Leaving Home
by David French
Part of the Mercer cycle of plays, Leaving Home tells the story of Jacob Mercer's sons leaving home for the first time, highlighting a rift between the two men and revealing (a) Jacob's concern with his own masculinity and (b) the cultural alienation the whole family feels. The children are embarrassed that their parents speak and act differently than the parents of their friends. For Jacob and Mary and the other ex-pats in their world, the universe is divided into US and THEM -- Newfoundlanders vs. Canadians. While the children wish desperately for their parents to assimilate into the larger Toronto society, they find themselves pulled back into the cultural ghetto -- Billy has been trapped into marriage by the Jackson family women who are from the same part of Newfoundland as his parents, and is being dragged back into the same life pattern as his parents (forced to give up school, parenting at a young age, etc.). Even though it is determined that Kathy, the young lady, is not really pregnant, the marriage seems destined to go ahead.

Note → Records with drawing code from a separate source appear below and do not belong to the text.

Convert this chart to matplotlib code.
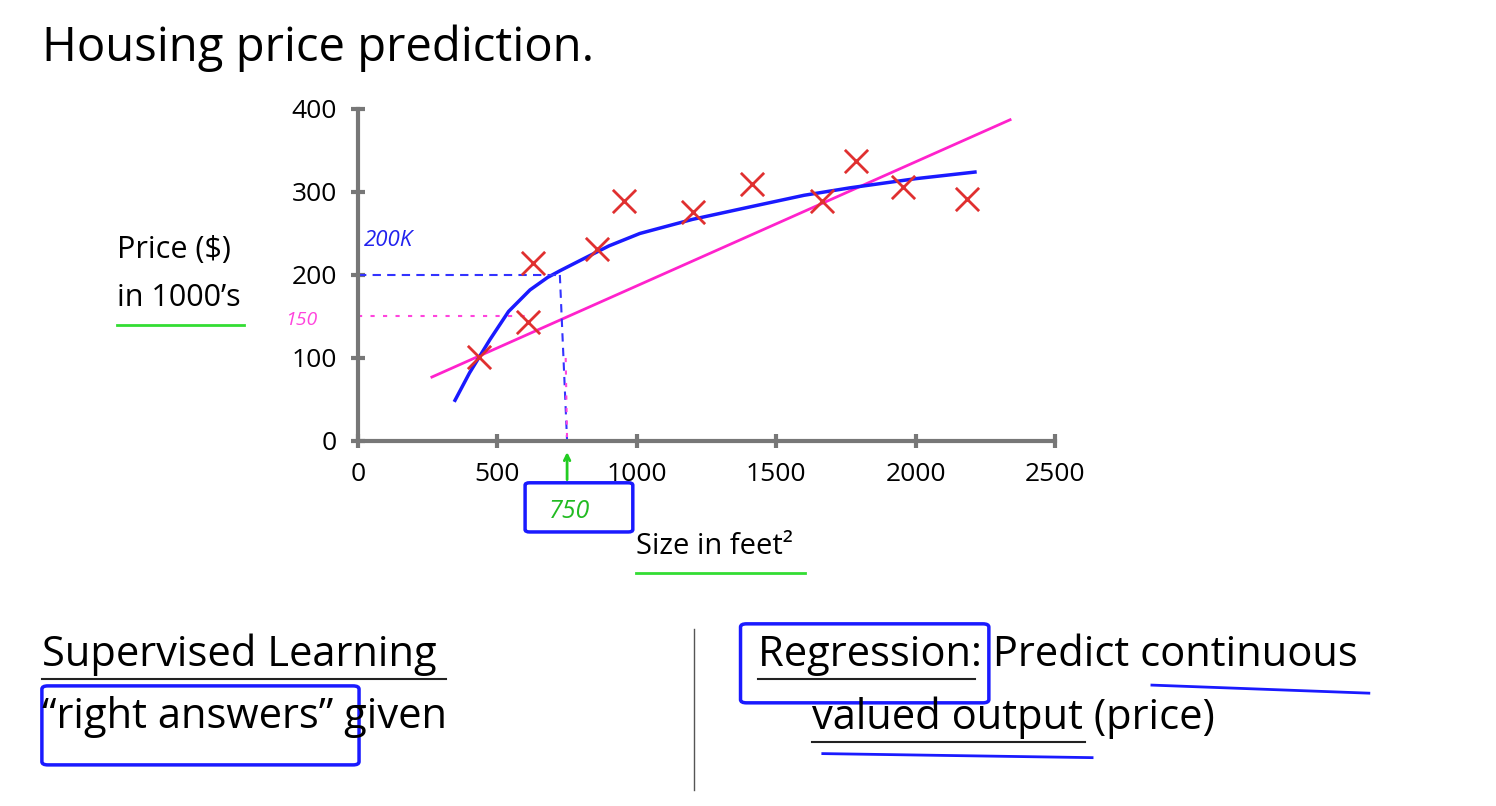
import matplotlib.pyplot as plt
from matplotlib.patches import FancyBboxPatch

plt.rcParams['font.family'] = ['Open Sans', 'DejaVu Sans']

# ---------------- DATA ---------------- #
size_x = [434, 628, 610, 857, 954, 1202, 1413, 1664, 1786, 1955, 2184]
price_y = [101, 214, 143, 231, 289, 276, 310, 289, 337, 306, 292]

line_x = [265, 2339]
line_y = [77, 387]

curve_x = [348, 400, 473, 540, 617, 680, 724, 800, 900, 1011, 1200, 1406, 1600, 1765, 2000, 2213]
curve_y = [49, 82, 122, 156, 182, 197, 205, 218, 235, 250, 267, 282, 296, 305, 316, 324]

xticks = [0, 500, 1000, 1500, 2000, 2500]
yticks = [0, 100, 200, 300, 400]

# ---------------- FIGURE ---------------- #
fig = plt.figure(figsize=(14.96, 8.06), dpi=100)
ax = fig.add_axes([0.2393, 0.4529, 0.4659, 0.4119])
ax.set_xlim(0, 2500)
ax.set_ylim(0, 400)
for s in ["top", "right"]:
    ax.spines[s].set_visible(False)
for s in ["left", "bottom"]:
    ax.spines[s].set_color("#777777")
    ax.spines[s].set_linewidth(3)
ax.set_xticks(xticks)
ax.set_yticks(yticks)
ax.tick_params(direction="inout", length=10, width=3, color="#777777", labelsize=19, pad=10)

ax.plot(line_x, line_y, color="#ff22cc", lw=2, clip_on=False)
ax.plot(curve_x, curve_y, color="#1a1aff", lw=2.5, clip_on=False)
ax.scatter(size_x, price_y, marker="x", s=280, color="#e03030", linewidths=2, zorder=3, clip_on=False)

# annotations
ax.plot([0, 724], [200, 200], color="#3333ff", lw=1.5, ls=(0, (4, 3)))
ax.plot([724, 750], [200, 0], color="#3333ff", lw=1.5, ls=(0, (4, 3)))
ax.plot([0, 610], [150, 150], color="#ff44dd", lw=1.5, ls=(0, (2, 4)))
ax.plot([745, 750], [100, 0], color="#ff44dd", lw=1.5, ls=(0, (2, 4)))
ax.text(20, 235, "200K", color="#2222ee", fontsize=16, style="italic")
ax.text(-260, 140, "150", color="#ff44dd", fontsize=14, style="italic")
ax.annotate("", xy=(750, -10), xytext=(750, -50), annotation_clip=False,
            arrowprops=dict(arrowstyle="->", color="#22cc22", lw=2))
ax.text(760, -85, "750", color="#22bb22", fontsize=18, ha="center", va="center", style="italic")
fig.patches.append(FancyBboxPatch((0.354, 0.343), 0.066, 0.055, boxstyle="round,pad=0.003",
                                  transform=fig.transFigure, fill=False, ec="#1a1aff", lw=2.5))

# ---------------- TEXT ---------------- #
fig.text(0.028, 0.94, "Housing price prediction.", fontsize=34, va="center")
fig.text(0.078, 0.69, "Price ($)", fontsize=22, va="center")
fig.text(0.078, 0.63, "in 1000\u2019s", fontsize=22, va="center")
fig.add_artist(plt.Line2D([0.078, 0.163], [0.597, 0.597], color="#33dd33", lw=2))
fig.text(0.425, 0.322, "Size in feet\u00b2", fontsize=21, va="center")
fig.add_artist(plt.Line2D([0.425, 0.538], [0.289, 0.289], color="#33dd33", lw=2))

fig.text(0.028, 0.188, "Supervised Learning", fontsize=30, va="center")
fig.add_artist(plt.Line2D([0.028, 0.298], [0.158, 0.158], color="#222222", lw=1.5))
fig.text(0.028, 0.11, "\u201cright answers\u201d given", fontsize=30, va="center")
fig.patches.append(FancyBboxPatch((0.032, 0.055), 0.204, 0.09, boxstyle="round,pad=0.004",
                                  transform=fig.transFigure, fill=False, ec="#1a1aff", lw=2.5))
fig.add_artist(plt.Line2D([0.464, 0.464], [0.02, 0.22], color="#555555", lw=1))
fig.text(0.507, 0.188, "Regression: Predict continuous", fontsize=30, va="center")
fig.add_artist(plt.Line2D([0.507, 0.652], [0.158, 0.158], color="#222222", lw=1.5))
fig.patches.append(FancyBboxPatch((0.499, 0.132), 0.158, 0.09, boxstyle="round,pad=0.004",
                                  transform=fig.transFigure, fill=False, ec="#1a1aff", lw=2.5))
fig.add_artist(plt.Line2D([0.77, 0.915], [0.15, 0.14], color="#1a1aff", lw=2))
fig.text(0.543, 0.11, "valued output (price)", fontsize=30, va="center")
fig.add_artist(plt.Line2D([0.543, 0.725], [0.08, 0.08], color="#222222", lw=1.5))
fig.add_artist(plt.Line2D([0.55, 0.73], [0.065, 0.06], color="#1a1aff", lw=2))

fig.savefig("out.png", dpi=100)
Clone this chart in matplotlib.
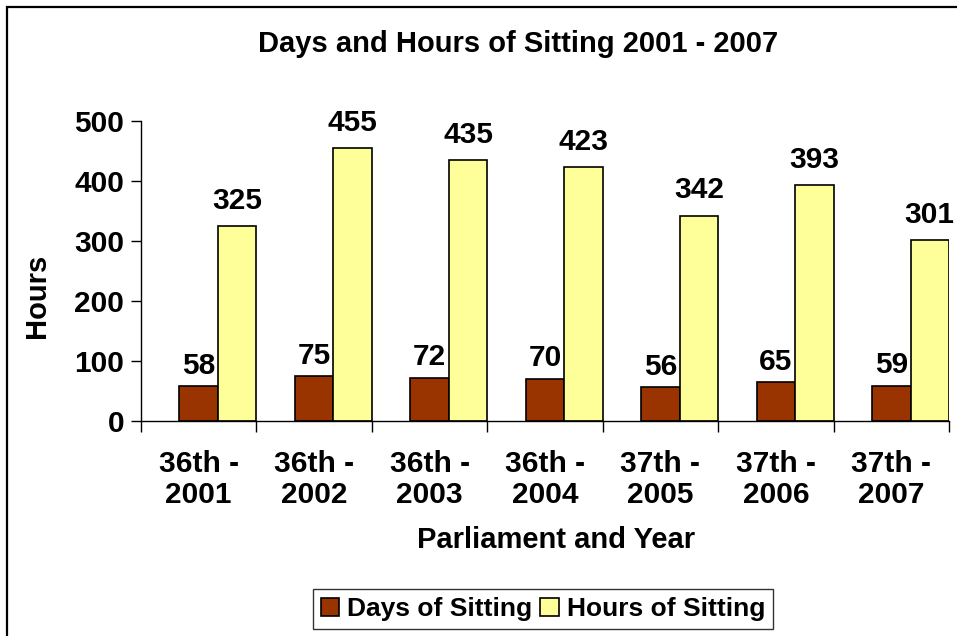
import matplotlib.pyplot as plt
import matplotlib.patches as mpatches
import numpy as np

# data
categories = ['36th -\n2001', '36th -\n2002', '36th -\n2003', '36th -\n2004',
              '37th -\n2005', '37th -\n2006', '37th -\n2007']
days = [58, 75, 72, 70, 56, 65, 59]
hours = [325, 455, 435, 423, 342, 393, 301]

plt.rcParams['font.family'] = 'Liberation Sans'
plt.rcParams['font.weight'] = 'bold'

fig = plt.figure(figsize=(9.57, 6.36), dpi=100)
ax = fig.add_axes([141 / 957, 215 / 636, 808 / 957, 300 / 636])

x = np.arange(len(categories))
w = 1 / 3
ax.bar(x, days, width=w, color='#993300', edgecolor='black', linewidth=1.2,
       label='Days of Sitting')
ax.bar(x + w, hours, width=w, color='#FFFF99', edgecolor='black', linewidth=1.2,
       label='Hours of Sitting')

for i in range(len(x)):
    ax.annotate(str(days[i]), (x[i], days[i]), xytext=(0, 9), textcoords='offset points',
                ha='center', va='baseline', fontsize=21.5, fontweight='bold')
    ax.annotate(str(hours[i]), (x[i] + w, hours[i]), xytext=(0, 12.5),
                textcoords='offset points', ha='center', va='baseline',
                fontsize=21.5, fontweight='bold')

ax.set_xlim(-0.5, 6.5)
ax.set_ylim(0, 500)
ax.set_yticks([0, 100, 200, 300, 400, 500])
ax.set_xticks(np.arange(-0.5, 7, 1))
ax.set_xticklabels([])
ax.set_xticks(x, minor=True)
ax.set_xticklabels(categories, minor=True, fontsize=21.5, fontweight='bold',
                   linespacing=1.15)
ax.tick_params(axis='x', which='major', direction='out', length=8, width=1)
ax.tick_params(axis='x', which='minor', length=0, pad=21)
ax.tick_params(axis='y', direction='out', length=7, width=1, pad=5, labelsize=21.5)
for lab in ax.get_yticklabels():
    lab.set_fontweight('bold')

ax.spines['top'].set_visible(False)
ax.spines['right'].set_visible(False)
ax.spines['left'].set_linewidth(1)
ax.spines['bottom'].set_linewidth(1)

fig.text(518 / 957, 1 - 44 / 636, 'Days and Hours of Sitting 2001 - 2007',
         ha='center', va='center', fontsize=21, fontweight='bold')
fig.text(556 / 957, 1 - 540 / 636, 'Parliament and Year', ha='center', va='center',
         fontsize=21, fontweight='bold')
fig.text(37 / 957, 1 - 296 / 636, 'Hours', ha='center', va='center', rotation=90,
         fontsize=21, fontweight='bold')

leg = fig.legend(loc='center', bbox_to_anchor=(543 / 957, 1 - 609 / 636), ncol=2,
                 frameon=True, fancybox=False, edgecolor='black',
                 handlelength=0.7, handleheight=0.7, handletextpad=0.3,
                 columnspacing=0.3, borderpad=0.3, prop={'weight': 'bold', 'size': 19})
leg.get_frame().set_linewidth(1)

border = mpatches.Rectangle((7 / 957, -0.1), 1.2, 0.1 + 1 - 7 / 636,
                            transform=fig.transFigure, fill=False,
                            edgecolor='black', linewidth=1.6)
fig.patches.append(border)

fig.savefig('out.png', dpi=100)
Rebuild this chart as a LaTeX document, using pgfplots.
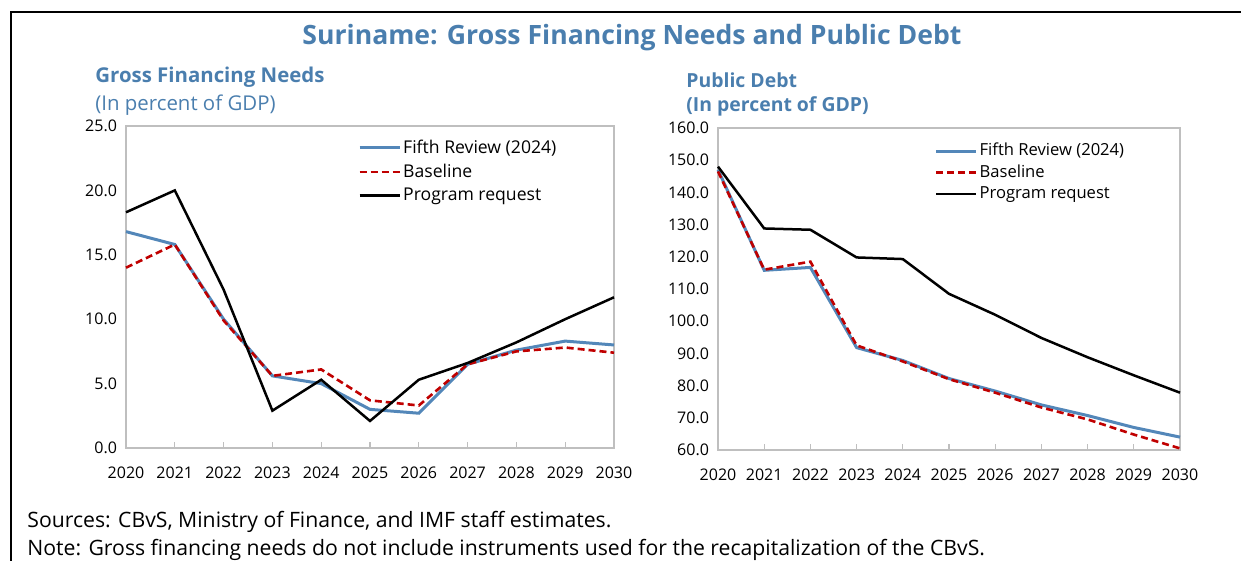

Canada, in the play, is represented by Harold -- a mortician dressed all in grey who never speaks, never laughs, and yet seems to be in complete control. We are meant to see in him a stark contrast with Jacob and Mary -- especially Jacob -- who is boisterous, emotionally charged, and completely at a loss within his family. Because Jacob is not the head of this family. Indeed, that role belongs to Mary, and she and the boys wage war against Jacob's temper and stubbornness. In the end, it is the son Ben, not trapped by marriage and with all the opportunities of the world before him, who steps out for his independence. What are we to make of the fact that he escapes the family and becomes "Canadian" while his parents are left alone at the end of the play? We know that Ben must leave, and must find himself, but the shift that occurs is quite drastic and jarring. Ben rejects his parents. Yet we are left with them at the end of the play, and it is clear who we are supposed to side with; Jacob is not perfect, and we have seen his failures with his own sons, but we should also see our own weaknesses in him. Jacob is a man who doesn't know how to be a Newfoundlander outside of Newfoundland, and that tragedy leaves him incapable of sharing himself and his history with his boys before they walk away for good. Ben denies it all together, and Bill is forced into remaining connected to Newfoundland by his trapped marriage. The play is largely comic, but the end is anything but happy.